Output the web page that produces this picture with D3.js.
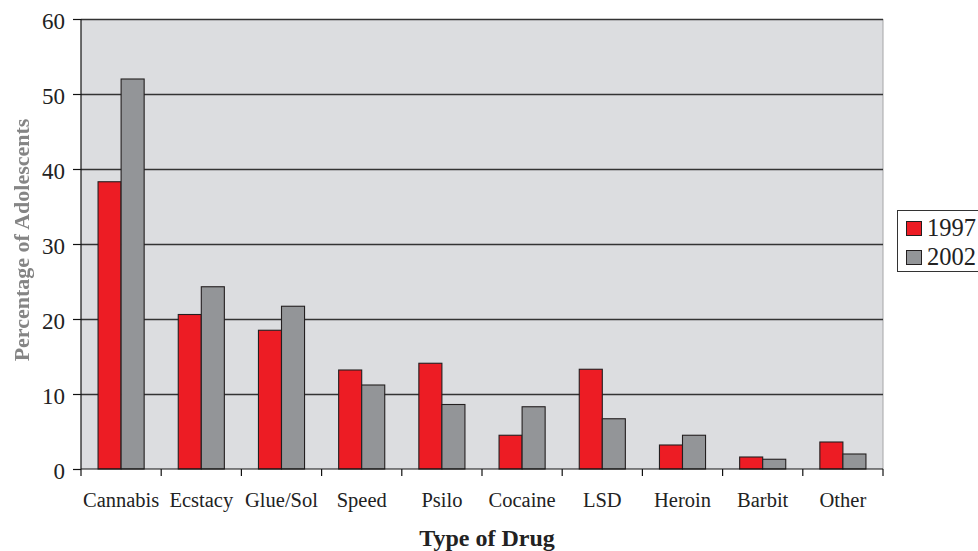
<!DOCTYPE html>
<html><head><meta charset="utf-8">
<script src="https://cdn.jsdelivr.net/npm/d3@7"></script>
<style>body{margin:0;background:#fff}svg{display:block}</style>
</head><body>
<svg id="c" width="978" height="551"></svg>
<script>
const categories = ["Cannabis","Ecstacy","Glue/Sol","Speed","Psilo","Cocaine","LSD","Heroin","Barbit","Other"];
const seriesNames = ["1997","2002"];
const values1997 = [38.3,20.6,18.5,13.2,14.1,4.5,13.3,3.2,1.6,3.6];
const values2002 = [52.0,24.3,21.7,11.2,8.6,8.3,6.7,4.5,1.3,2.0];
const yTicks = [0,10,20,30,40,50,60];
const xTitle = "Type of Drug";
const yTitle = "Percentage of Adolescents";

const colors = {"1997":"#ed1c24","2002":"#939598"};
const seriesValues = {"1997":values1997,"2002":values2002};
const pL=81,pR=883,pT=19,pB=469;
const serif = "'Liberation Serif','Times New Roman',serif";

const svg = d3.select("#c");
const defs = svg.append("defs");
defs.append("filter").attr("id","soft").append("feGaussianBlur").attr("stdDeviation",0.7);

const x0 = d3.scaleBand().domain(categories).range([pL,pR]).paddingInner(0).paddingOuter(0);
const x1 = d3.scaleBand().domain(seriesNames).range([0,x0.bandwidth()]).paddingInner(0).paddingOuter(0.74);
const y = d3.scaleLinear().domain([0,60]).range([pB,pT]);

// plot background
svg.append("rect").attr("x",pL).attr("y",pT).attr("width",pR-pL).attr("height",pB-pT).attr("fill","#dcdde0");
svg.append("line").attr("x1",pR).attr("x2",pR).attr("y1",pT).attr("y2",pB).attr("stroke","#a6a6a8").attr("stroke-width",1);

// gridlines
svg.append("g").selectAll("line").data(yTicks.filter(d=>d>0)).join("line")
  .attr("x1",pL).attr("x2",pR).attr("y1",d=>Math.round(y(d))+0.5).attr("y2",d=>Math.round(y(d))+0.5)
  .attr("stroke","#333").attr("stroke-width",1.3);

// bars
const rows = categories.map((c,i)=>({c, vals: seriesNames.map(s=>({s, v: seriesValues[s][i]}))}));
svg.append("g").selectAll("g").data(rows).join("g")
  .attr("transform",d=>`translate(${x0(d.c)},0)`)
  .selectAll("rect").data(d=>d.vals).join("rect")
  .attr("x",d=>x1(d.s)).attr("width",x1.bandwidth())
  .attr("y",d=>y(d.v)).attr("height",d=>y(0)-y(d.v))
  .attr("fill",d=>colors[d.s]).attr("stroke","#231f20").attr("stroke-width",1.1);

// y axis
const yAxis = d3.axisLeft(y).tickValues(yTicks).tickSize(8).tickPadding(8).tickFormat(d3.format("d"));
const ga = svg.append("g").attr("transform",`translate(${pL},0)`).call(yAxis);
ga.select(".domain").attr("stroke","#111").attr("stroke-width",1.2).attr("d",`M0,${pT}V${pB}`);
ga.selectAll(".tick line").attr("stroke","#111").attr("stroke-width",1.2);
ga.selectAll(".tick text").attr("font-family",serif).attr("font-size",23).attr("fill","#222").attr("dy","0.42em");

// x axis
const xAxis = d3.axisBottom(x0).tickSize(0).tickPadding(31);
const gx = svg.append("g").attr("transform",`translate(0,${pB})`).call(xAxis);
gx.select(".domain").attr("stroke","#111").attr("stroke-width",1.2).attr("d",`M${pL},0H${pR}`);
gx.selectAll(".tick text").attr("font-family",serif).attr("font-size",20.5).attr("fill","#222").attr("dy","0.32em");
// boundary ticks
const bounds = categories.map(c=>x0(c)).concat([x0(categories[categories.length-1])+x0.bandwidth()]);
gx.append("g").selectAll("line").data(bounds).join("line")
  .attr("x1",d=>d).attr("x2",d=>d).attr("y1",0).attr("y2",7).attr("stroke","#111").attr("stroke-width",1.2);

// titles
svg.append("text").attr("x",487).attr("y",546).attr("text-anchor","middle")
  .attr("font-family",serif).attr("font-weight","bold").attr("font-size",24).attr("fill","#222").text(xTitle);
svg.append("text").attr("transform","translate(29,240) rotate(-90)").attr("text-anchor","middle")
  .attr("font-family",serif).attr("font-weight","bold").attr("font-size",22).attr("fill","#858585")
  .attr("filter","url(#soft)").text(yTitle);

// legend
const lg = svg.append("g");
lg.append("rect").attr("x",897.5).attr("y",210.5).attr("width",100).attr("height",61).attr("fill","#fff").attr("stroke","#333").attr("stroke-width",1);
const li = lg.selectAll("g").data(seriesNames).join("g").attr("transform",(d,i)=>`translate(0,${i*29})`);
li.append("rect").attr("x",906.5).attr("y",221.5).attr("width",15).attr("height",14).attr("fill",d=>colors[d]).attr("stroke","#231f20").attr("stroke-width",1);
li.append("text").attr("x",927).attr("y",236).attr("font-family",serif).attr("font-size",24.5).attr("fill","#222").text(d=>d);
</script>
</body></html>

* **What is required**:
Are you able to set down all the lines above exactly, without any pictures?

* **Result of the task**:
Output the web page that produces this picture with D3.js.
<!DOCTYPE html>
<html><head><meta charset="utf-8">
<script src="https://cdn.jsdelivr.net/npm/d3@7"></script>
<style>body{margin:0;background:#fff}svg{display:block}</style>
</head><body>
<svg id="c" width="978" height="551"></svg>
<script>
const categories = ["Cannabis","Ecstacy","Glue/Sol","Speed","Psilo","Cocaine","LSD","Heroin","Barbit","Other"];
const seriesNames = ["1997","2002"];
const values1997 = [38.3,20.6,18.5,13.2,14.1,4.5,13.3,3.2,1.6,3.6];
const values2002 = [52.0,24.3,21.7,11.2,8.6,8.3,6.7,4.5,1.3,2.0];
const yTicks = [0,10,20,30,40,50,60];
const xTitle = "Type of Drug";
const yTitle = "Percentage of Adolescents";

const colors = {"1997":"#ed1c24","2002":"#939598"};
const seriesValues = {"1997":values1997,"2002":values2002};
const pL=81,pR=883,pT=19,pB=469;
const serif = "'Liberation Serif','Times New Roman',serif";

const svg = d3.select("#c");
const defs = svg.append("defs");
defs.append("filter").attr("id","soft").append("feGaussianBlur").attr("stdDeviation",0.7);

const x0 = d3.scaleBand().domain(categories).range([pL,pR]).paddingInner(0).paddingOuter(0);
const x1 = d3.scaleBand().domain(seriesNames).range([0,x0.bandwidth()]).paddingInner(0).paddingOuter(0.74);
const y = d3.scaleLinear().domain([0,60]).range([pB,pT]);

// plot background
svg.append("rect").attr("x",pL).attr("y",pT).attr("width",pR-pL).attr("height",pB-pT).attr("fill","#dcdde0");
svg.append("line").attr("x1",pR).attr("x2",pR).attr("y1",pT).attr("y2",pB).attr("stroke","#a6a6a8").attr("stroke-width",1);

// gridlines
svg.append("g").selectAll("line").data(yTicks.filter(d=>d>0)).join("line")
  .attr("x1",pL).attr("x2",pR).attr("y1",d=>Math.round(y(d))+0.5).attr("y2",d=>Math.round(y(d))+0.5)
  .attr("stroke","#333").attr("stroke-width",1.3);

// bars
const rows = categories.map((c,i)=>({c, vals: seriesNames.map(s=>({s, v: seriesValues[s][i]}))}));
svg.append("g").selectAll("g").data(rows).join("g")
  .attr("transform",d=>`translate(${x0(d.c)},0)`)
  .selectAll("rect").data(d=>d.vals).join("rect")
  .attr("x",d=>x1(d.s)).attr("width",x1.bandwidth())
  .attr("y",d=>y(d.v)).attr("height",d=>y(0)-y(d.v))
  .attr("fill",d=>colors[d.s]).attr("stroke","#231f20").attr("stroke-width",1.1);

// y axis
const yAxis = d3.axisLeft(y).tickValues(yTicks).tickSize(8).tickPadding(8).tickFormat(d3.format("d"));
const ga = svg.append("g").attr("transform",`translate(${pL},0)`).call(yAxis);
ga.select(".domain").attr("stroke","#111").attr("stroke-width",1.2).attr("d",`M0,${pT}V${pB}`);
ga.selectAll(".tick line").attr("stroke","#111").attr("stroke-width",1.2);
ga.selectAll(".tick text").attr("font-family",serif).attr("font-size",23).attr("fill","#222").attr("dy","0.42em");

// x axis
const xAxis = d3.axisBottom(x0).tickSize(0).tickPadding(31);
const gx = svg.append("g").attr("transform",`translate(0,${pB})`).call(xAxis);
gx.select(".domain").attr("stroke","#111").attr("stroke-width",1.2).attr("d",`M${pL},0H${pR}`);
gx.selectAll(".tick text").attr("font-family",serif).attr("font-size",20.5).attr("fill","#222").attr("dy","0.32em");
// boundary ticks
const bounds = categories.map(c=>x0(c)).concat([x0(categories[categories.length-1])+x0.bandwidth()]);
gx.append("g").selectAll("line").data(bounds).join("line")
  .attr("x1",d=>d).attr("x2",d=>d).attr("y1",0).attr("y2",7).attr("stroke","#111").attr("stroke-width",1.2);

// titles
svg.append("text").attr("x",487).attr("y",546).attr("text-anchor","middle")
  .attr("font-family",serif).attr("font-weight","bold").attr("font-size",24).attr("fill","#222").text(xTitle);
svg.append("text").attr("transform","translate(29,240) rotate(-90)").attr("text-anchor","middle")
  .attr("font-family",serif).attr("font-weight","bold").attr("font-size",22).attr("fill","#858585")
  .attr("filter","url(#soft)").text(yTitle);

// legend
const lg = svg.append("g");
lg.append("rect").attr("x",897.5).attr("y",210.5).attr("width",100).attr("height",61).attr("fill","#fff").attr("stroke","#333").attr("stroke-width",1);
const li = lg.selectAll("g").data(seriesNames).join("g").attr("transform",(d,i)=>`translate(0,${i*29})`);
li.append("rect").attr("x",906.5).attr("y",221.5).attr("width",15).attr("height",14).attr("fill",d=>colors[d]).attr("stroke","#231f20").attr("stroke-width",1);
li.append("text").attr("x",927).attr("y",236).attr("font-family",serif).attr("font-size",24.5).attr("fill","#222").text(d=>d);
</script>
</body></html>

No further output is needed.